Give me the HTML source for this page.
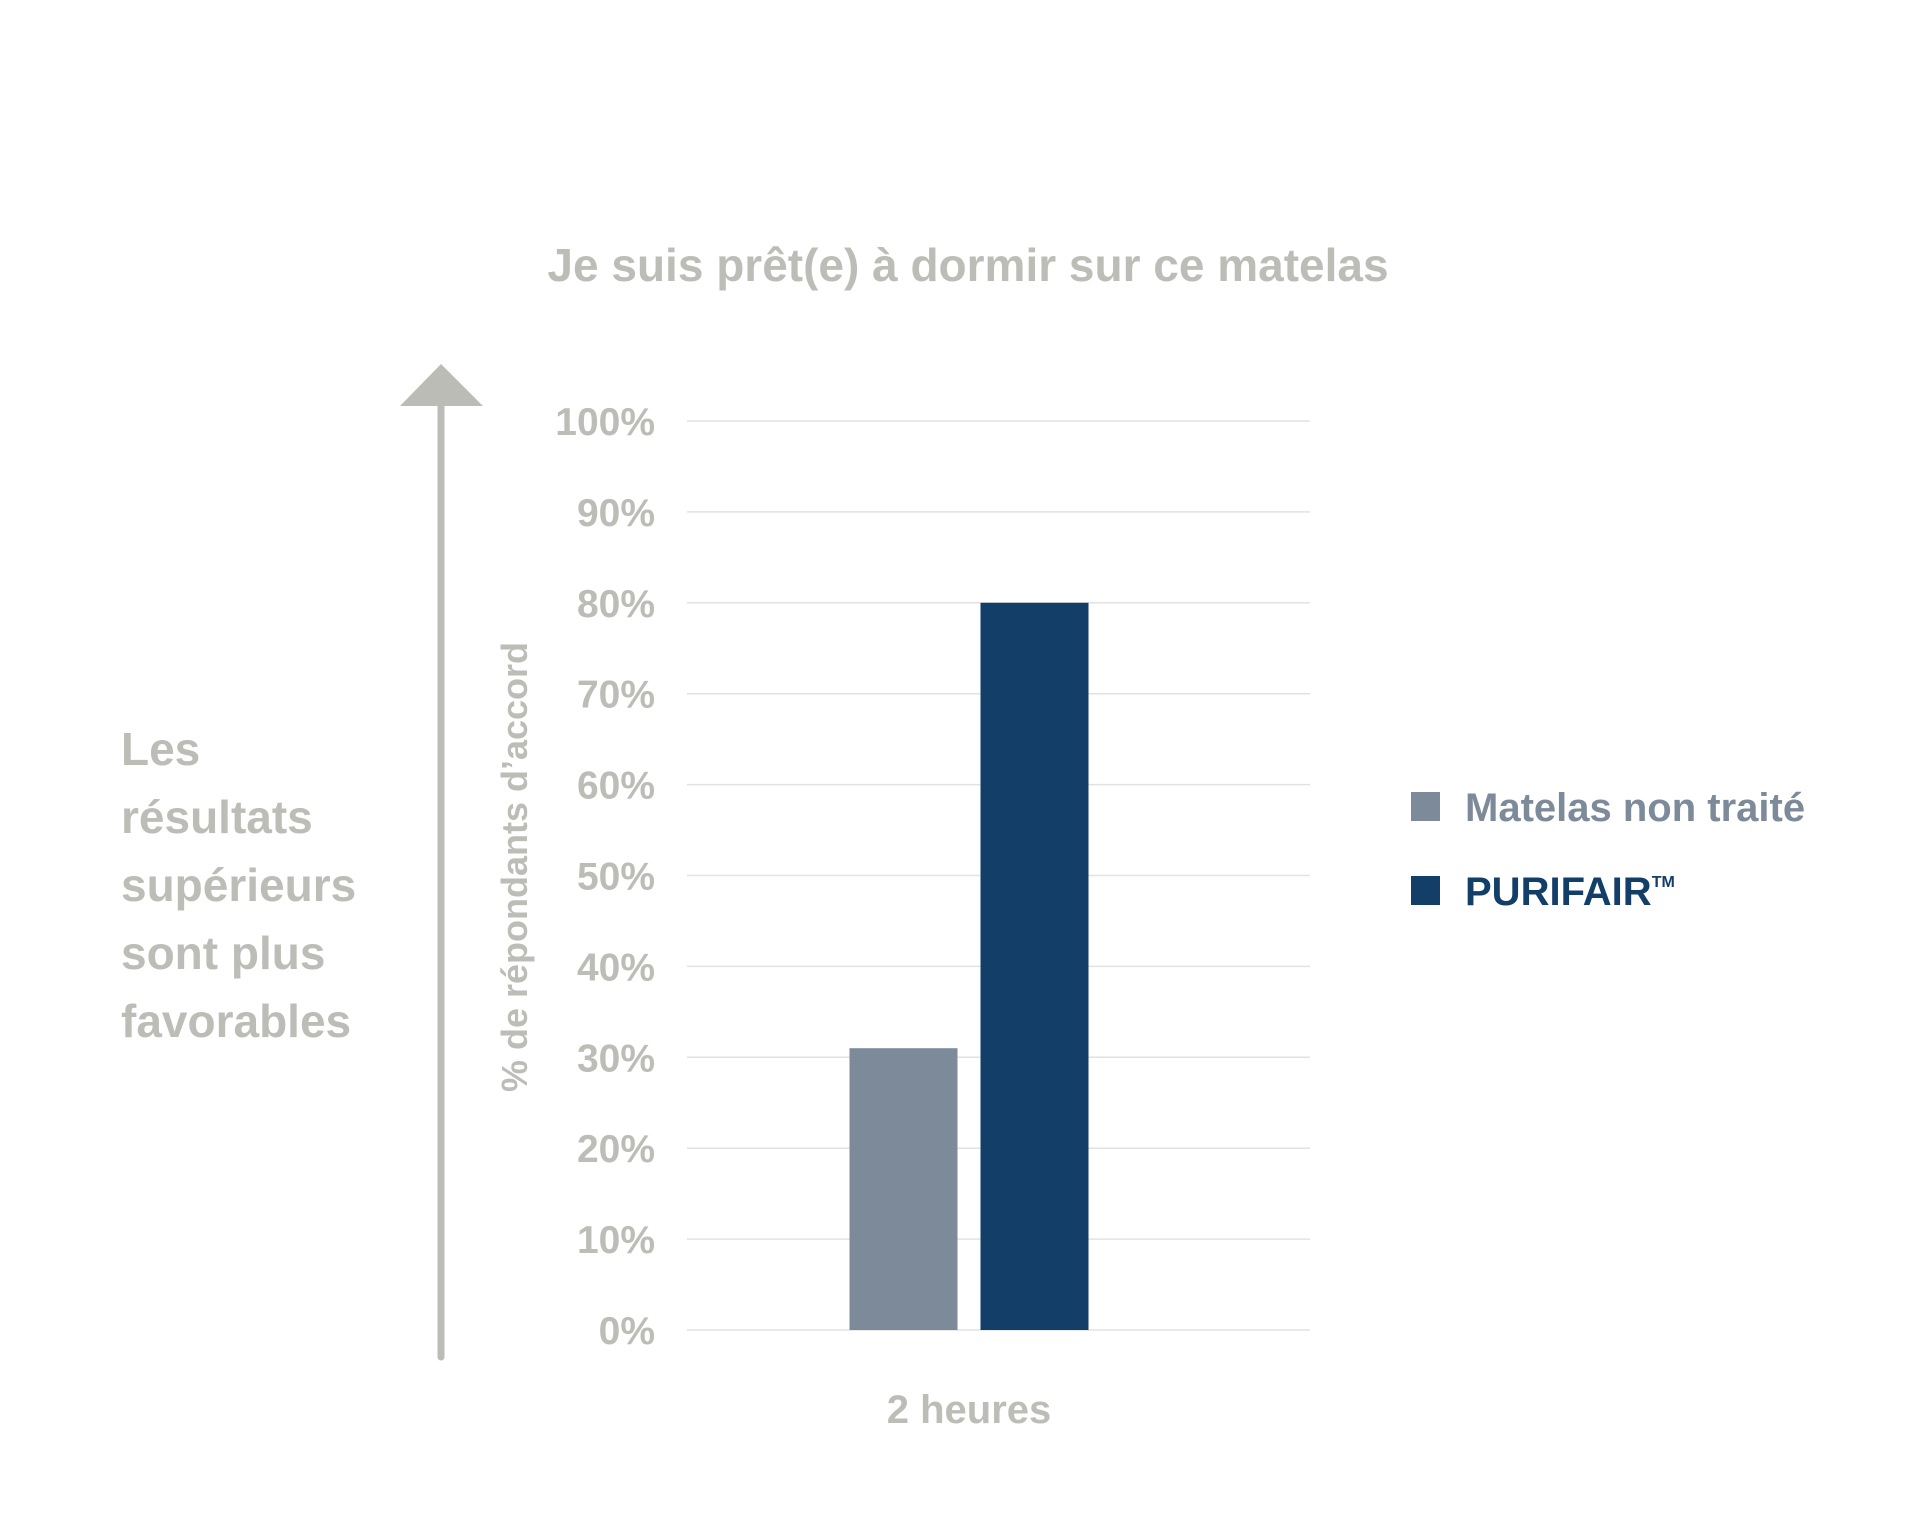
<!DOCTYPE html>
<html><head><meta charset="utf-8"><style>
html,body{margin:0;padding:0;background:#fff;}
body{width:1920px;height:1514px;position:relative;overflow:hidden;font-family:"Liberation Sans",sans-serif;}
svg{position:absolute;left:0;top:0;}
</style></head><body>
<svg width="1920" height="1514" id="chart">
<text x="968" y="281" text-anchor="middle" font-size="46" font-weight="bold" fill="#bdbdb8">Je suis prêt(e) à dormir sur ce matelas</text>
<g font-size="46" font-weight="bold" fill="#bdbdb8">
<text x="121" y="765">Les</text>
<text x="121" y="833">résultats</text>
<text x="121" y="901">supérieurs</text>
<text x="121" y="969">sont plus</text>
<text x="121" y="1037">favorables</text>
</g>
<g>
<line x1="441" y1="400" x2="441" y2="1357" stroke="#bcbcb6" stroke-width="7" stroke-linecap="round"/>
<polygon points="441,364 400,406 483,406" fill="#bcbcb6"/>
</g>
<text transform="translate(527,867) rotate(-90)" text-anchor="middle" font-size="36" font-weight="bold" fill="#bdbdb8">% de répondants d’accord</text>
<g id="grid"></g><g id="bars"></g>
<text x="969" y="1423" text-anchor="middle" font-size="40" font-weight="bold" fill="#bdbdb8">2 heures</text>
<g>
<rect x="1411" y="792" width="29" height="29" fill="#7d8a9a"/>
<text x="1465" y="821" font-size="40" font-weight="bold" fill="#7d8a9a">Matelas non traité</text>
<rect x="1411" y="876" width="29" height="29" fill="#123e68"/>
<text x="1465" y="905" font-size="40" font-weight="bold" fill="#123e68">PURIFAIR<tspan font-size="16" dy="-18">TM</tspan></text>
</g>
</svg>
<script>
const tickValues=[0,10,20,30,40,50,60,70,80,90,100];
const tickLabels=["0%","10%","20%","30%","40%","50%","60%","70%","80%","90%","100%"];
const seriesNames=["Matelas non traité","PURIFAIR"];
const seriesValues=[31,80];
const seriesColors=["#7d8a9a","#123e68"];
const NS="http://www.w3.org/2000/svg";
const y0=1330,y100=421,xL=687,xR=1310;
function yScale(v){return y0-(v/100)*(y0-y100);}
const grid=document.getElementById('grid');
tickValues.forEach((v,i)=>{
 const y=yScale(v);
 const l=document.createElementNS(NS,'line');
 l.setAttribute('x1',xL);l.setAttribute('x2',xR);l.setAttribute('y1',y);l.setAttribute('y2',y);
 l.setAttribute('stroke','#e2e2e2');l.setAttribute('stroke-width','1.5');
 
 
 grid.appendChild(l);
 const t=document.createElementNS(NS,'text');
 t.setAttribute('x',655);t.setAttribute('y',y+14);t.setAttribute('text-anchor','end');
 t.setAttribute('font-size','39');t.setAttribute('font-weight','bold');t.setAttribute('fill','#bdbdb8');
 t.textContent=tickLabels[i];
 
 
 grid.appendChild(t);
});
const bars=document.getElementById('bars');
const barW=108,gap=23,center=969;
const start=center-(seriesValues.length*barW+(seriesValues.length-1)*gap)/2;
seriesValues.forEach((v,i)=>{
 const r=document.createElementNS(NS,'rect');
 r.setAttribute('x',start+i*(barW+gap));r.setAttribute('width',barW);
 r.setAttribute('y',yScale(v));r.setAttribute('height',y0-yScale(v));
 r.setAttribute('fill',seriesColors[i]);
 
 
 bars.appendChild(r);
});
</script>
</body></html>
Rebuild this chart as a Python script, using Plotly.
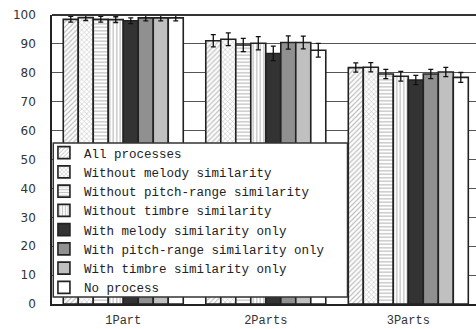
import plotly.graph_objects as go

categories = ["1Part", "2Parts", "3Parts"]
series_names = [
    "All processes",
    "Without melody similarity",
    "Without pitch-range similarity",
    "Without timbre similarity",
    "With melody similarity only",
    "With pitch-range similarity only",
    "With timbre similarity only",
    "No process",
]
values = [
    [98.5, 91.1, 81.8],
    [99.1, 91.6, 81.9],
    [98.5, 89.6, 79.6],
    [98.4, 90.2, 78.8],
    [98.0, 86.7, 77.5],
    [99.0, 90.5, 79.6],
    [99.0, 90.5, 80.3],
    [99.0, 87.8, 78.4],
]
errors = [
    [1.0, 2.1, 1.6],
    [1.0, 2.2, 1.6],
    [1.0, 2.3, 1.6],
    [1.0, 2.3, 1.7],
    [1.0, 2.5, 1.6],
    [1.0, 2.3, 1.6],
    [1.0, 2.2, 1.6],
    [1.0, 2.4, 1.7],
]
y_ticks = [0, 10, 20, 30, 40, 50, 60, 70, 80, 90, 100]

styles = [
    dict(color="white", pattern=dict(shape="/", fgcolor="#7a7a7a", bgcolor="white", size=3.5, solidity=0.35, fillmode="overlay")),
    dict(color="white", pattern=dict(shape="x", fgcolor="#7a7a7a", bgcolor="white", size=3.5, solidity=0.3, fillmode="overlay")),
    dict(color="white", pattern=dict(shape="-", fgcolor="#8a8a8a", bgcolor="white", size=3.5, solidity=0.4, fillmode="overlay")),
    dict(color="white", pattern=dict(shape="|", fgcolor="#8a8a8a", bgcolor="white", size=3.5, solidity=0.4, fillmode="overlay")),
    dict(color="#333333"),
    dict(color="#909090"),
    dict(color="#c0c0c0"),
    dict(color="white"),
]

fig = go.Figure()
for name, vals, errs, st in zip(series_names, values, errors, styles):
    fig.add_trace(go.Bar(
        name=name, x=categories, y=vals,
        marker=dict(**st, line=dict(color="#222222", width=1.6)),
        error_y=dict(type="data", array=errs, color="#111111", thickness=1.3, width=2.5),
    ))

fig.add_shape(type="rect", xref="paper", yref="paper",
              x0=0.003, x1=0.697, y0=(304 - 297) / 289, y1=(304 - 143) / 289,
              fillcolor="white", line=dict(color="#333333", width=1.5), layer="above")

fig.update_layout(
    width=476, height=329,
    margin=dict(l=52, r=0, t=15, b=25, autoexpand=False),
    barmode="group", bargap=0.158, bargroupgap=0,
    plot_bgcolor="white", paper_bgcolor="white",
    showlegend=True,
    legend=dict(
        x=-0.019, y=(304 - 138) / 289, xanchor="left", yanchor="top",
        bgcolor="rgba(0,0,0,0)", borderwidth=0,
        font=dict(family="Liberation Mono", size=12.5, color="#222222"),
        itemwidth=30, tracegroupgap=0,
    ),
    xaxis=dict(
        range=[-0.5, 2.475], showgrid=False, showline=True, linecolor="#222222", linewidth=2,
        ticks="", tickfont=dict(family="Liberation Mono", size=12, color="#333333"),
        ticklabelstandoff=4, automargin=False,
    ),
    yaxis=dict(
        range=[0, 100], tickvals=y_ticks, showgrid=True, gridcolor="#555555", gridwidth=1,
        showline=True, linecolor="#222222", linewidth=1.5, mirror=False,
        ticks="", tickfont=dict(family="DejaVu Sans", size=12, color="#333333"),
        ticklabelstandoff=12, zeroline=False, automargin=False,
    ),
)
fig.add_shape(type="line", xref="paper", yref="paper", x0=0, x1=1, y0=1, y1=1,
              line=dict(color="#333333", width=2))

fig.write_html("out.html", config={"displayModeBar": False},
               post_script="document.body.style.margin='0px';document.body.style.overflow='hidden';")
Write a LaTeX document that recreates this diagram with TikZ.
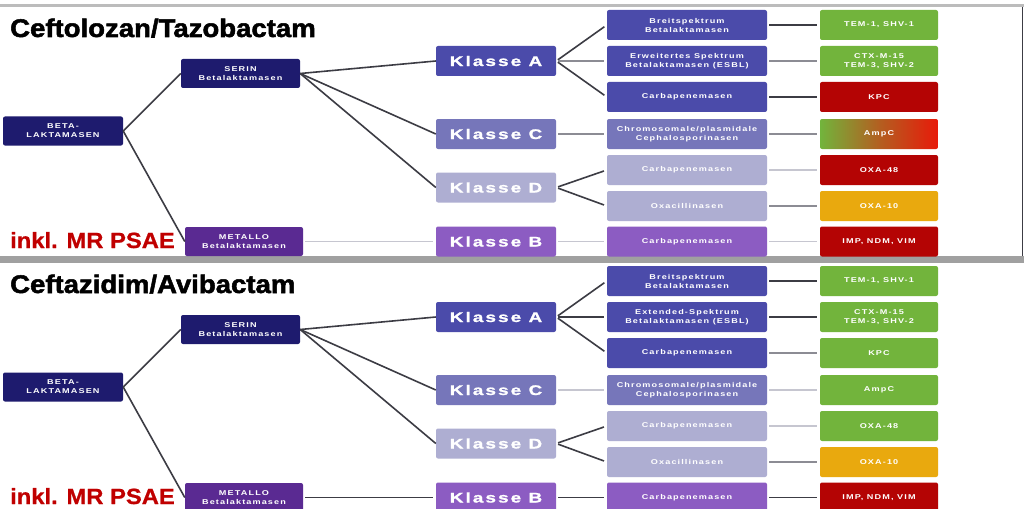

......

WRITTEN REQUEST - All of the data above should be quoted exactly, except for the pictures.

RESULT BELOW -
Give me the HTML source for this page.
<!DOCTYPE html>
<html><head><meta charset="utf-8"><style>
html,body{margin:0;padding:0;background:#fff;}
body{width:1920px;height:1514px;position:relative;overflow:hidden;font-family:"Liberation Sans",sans-serif;}
svg{position:absolute;left:0;top:0;}
</style></head><body>
<svg width="1920" height="1514" id="chart">
<text x="968" y="281" text-anchor="middle" font-size="46" font-weight="bold" fill="#bdbdb8">Je suis prêt(e) à dormir sur ce matelas</text>
<g font-size="46" font-weight="bold" fill="#bdbdb8">
<text x="121" y="765">Les</text>
<text x="121" y="833">résultats</text>
<text x="121" y="901">supérieurs</text>
<text x="121" y="969">sont plus</text>
<text x="121" y="1037">favorables</text>
</g>
<g>
<line x1="441" y1="400" x2="441" y2="1357" stroke="#bcbcb6" stroke-width="7" stroke-linecap="round"/>
<polygon points="441,364 400,406 483,406" fill="#bcbcb6"/>
</g>
<text transform="translate(527,867) rotate(-90)" text-anchor="middle" font-size="36" font-weight="bold" fill="#bdbdb8">% de répondants d’accord</text>
<g id="grid"></g><g id="bars"></g>
<text x="969" y="1423" text-anchor="middle" font-size="40" font-weight="bold" fill="#bdbdb8">2 heures</text>
<g>
<rect x="1411" y="792" width="29" height="29" fill="#7d8a9a"/>
<text x="1465" y="821" font-size="40" font-weight="bold" fill="#7d8a9a">Matelas non traité</text>
<rect x="1411" y="876" width="29" height="29" fill="#123e68"/>
<text x="1465" y="905" font-size="40" font-weight="bold" fill="#123e68">PURIFAIR<tspan font-size="16" dy="-18">TM</tspan></text>
</g>
</svg>
<script>
const tickValues=[0,10,20,30,40,50,60,70,80,90,100];
const tickLabels=["0%","10%","20%","30%","40%","50%","60%","70%","80%","90%","100%"];
const seriesNames=["Matelas non traité","PURIFAIR"];
const seriesValues=[31,80];
const seriesColors=["#7d8a9a","#123e68"];
const NS="http://www.w3.org/2000/svg";
const y0=1330,y100=421,xL=687,xR=1310;
function yScale(v){return y0-(v/100)*(y0-y100);}
const grid=document.getElementById('grid');
tickValues.forEach((v,i)=>{
 const y=yScale(v);
 const l=document.createElementNS(NS,'line');
 l.setAttribute('x1',xL);l.setAttribute('x2',xR);l.setAttribute('y1',y);l.setAttribute('y2',y);
 l.setAttribute('stroke','#e2e2e2');l.setAttribute('stroke-width','1.5');
 
 
 grid.appendChild(l);
 const t=document.createElementNS(NS,'text');
 t.setAttribute('x',655);t.setAttribute('y',y+14);t.setAttribute('text-anchor','end');
 t.setAttribute('font-size','39');t.setAttribute('font-weight','bold');t.setAttribute('fill','#bdbdb8');
 t.textContent=tickLabels[i];
 
 
 grid.appendChild(t);
});
const bars=document.getElementById('bars');
const barW=108,gap=23,center=969;
const start=center-(seriesValues.length*barW+(seriesValues.length-1)*gap)/2;
seriesValues.forEach((v,i)=>{
 const r=document.createElementNS(NS,'rect');
 r.setAttribute('x',start+i*(barW+gap));r.setAttribute('width',barW);
 r.setAttribute('y',yScale(v));r.setAttribute('height',y0-yScale(v));
 r.setAttribute('fill',seriesColors[i]);
 
 
 bars.appendChild(r);
});
</script>
</body></html>
Rebuild this chart as a Python script, using Plotly.
import plotly.graph_objects as go

categories = ["1Part", "2Parts", "3Parts"]
series_names = [
    "All processes",
    "Without melody similarity",
    "Without pitch-range similarity",
    "Without timbre similarity",
    "With melody similarity only",
    "With pitch-range similarity only",
    "With timbre similarity only",
    "No process",
]
values = [
    [98.5, 91.1, 81.8],
    [99.1, 91.6, 81.9],
    [98.5, 89.6, 79.6],
    [98.4, 90.2, 78.8],
    [98.0, 86.7, 77.5],
    [99.0, 90.5, 79.6],
    [99.0, 90.5, 80.3],
    [99.0, 87.8, 78.4],
]
errors = [
    [1.0, 2.1, 1.6],
    [1.0, 2.2, 1.6],
    [1.0, 2.3, 1.6],
    [1.0, 2.3, 1.7],
    [1.0, 2.5, 1.6],
    [1.0, 2.3, 1.6],
    [1.0, 2.2, 1.6],
    [1.0, 2.4, 1.7],
]
y_ticks = [0, 10, 20, 30, 40, 50, 60, 70, 80, 90, 100]

styles = [
    dict(color="white", pattern=dict(shape="/", fgcolor="#7a7a7a", bgcolor="white", size=3.5, solidity=0.35, fillmode="overlay")),
    dict(color="white", pattern=dict(shape="x", fgcolor="#7a7a7a", bgcolor="white", size=3.5, solidity=0.3, fillmode="overlay")),
    dict(color="white", pattern=dict(shape="-", fgcolor="#8a8a8a", bgcolor="white", size=3.5, solidity=0.4, fillmode="overlay")),
    dict(color="white", pattern=dict(shape="|", fgcolor="#8a8a8a", bgcolor="white", size=3.5, solidity=0.4, fillmode="overlay")),
    dict(color="#333333"),
    dict(color="#909090"),
    dict(color="#c0c0c0"),
    dict(color="white"),
]

fig = go.Figure()
for name, vals, errs, st in zip(series_names, values, errors, styles):
    fig.add_trace(go.Bar(
        name=name, x=categories, y=vals,
        marker=dict(**st, line=dict(color="#222222", width=1.6)),
        error_y=dict(type="data", array=errs, color="#111111", thickness=1.3, width=2.5),
    ))

fig.add_shape(type="rect", xref="paper", yref="paper",
              x0=0.003, x1=0.697, y0=(304 - 297) / 289, y1=(304 - 143) / 289,
              fillcolor="white", line=dict(color="#333333", width=1.5), layer="above")

fig.update_layout(
    width=476, height=329,
    margin=dict(l=52, r=0, t=15, b=25, autoexpand=False),
    barmode="group", bargap=0.158, bargroupgap=0,
    plot_bgcolor="white", paper_bgcolor="white",
    showlegend=True,
    legend=dict(
        x=-0.019, y=(304 - 138) / 289, xanchor="left", yanchor="top",
        bgcolor="rgba(0,0,0,0)", borderwidth=0,
        font=dict(family="Liberation Mono", size=12.5, color="#222222"),
        itemwidth=30, tracegroupgap=0,
    ),
    xaxis=dict(
        range=[-0.5, 2.475], showgrid=False, showline=True, linecolor="#222222", linewidth=2,
        ticks="", tickfont=dict(family="Liberation Mono", size=12, color="#333333"),
        ticklabelstandoff=4, automargin=False,
    ),
    yaxis=dict(
        range=[0, 100], tickvals=y_ticks, showgrid=True, gridcolor="#555555", gridwidth=1,
        showline=True, linecolor="#222222", linewidth=1.5, mirror=False,
        ticks="", tickfont=dict(family="DejaVu Sans", size=12, color="#333333"),
        ticklabelstandoff=12, zeroline=False, automargin=False,
    ),
)
fig.add_shape(type="line", xref="paper", yref="paper", x0=0, x1=1, y0=1, y1=1,
              line=dict(color="#333333", width=2))

fig.write_html("out.html", config={"displayModeBar": False},
               post_script="document.body.style.margin='0px';document.body.style.overflow='hidden';")
Write a LaTeX document that recreates this diagram with TikZ.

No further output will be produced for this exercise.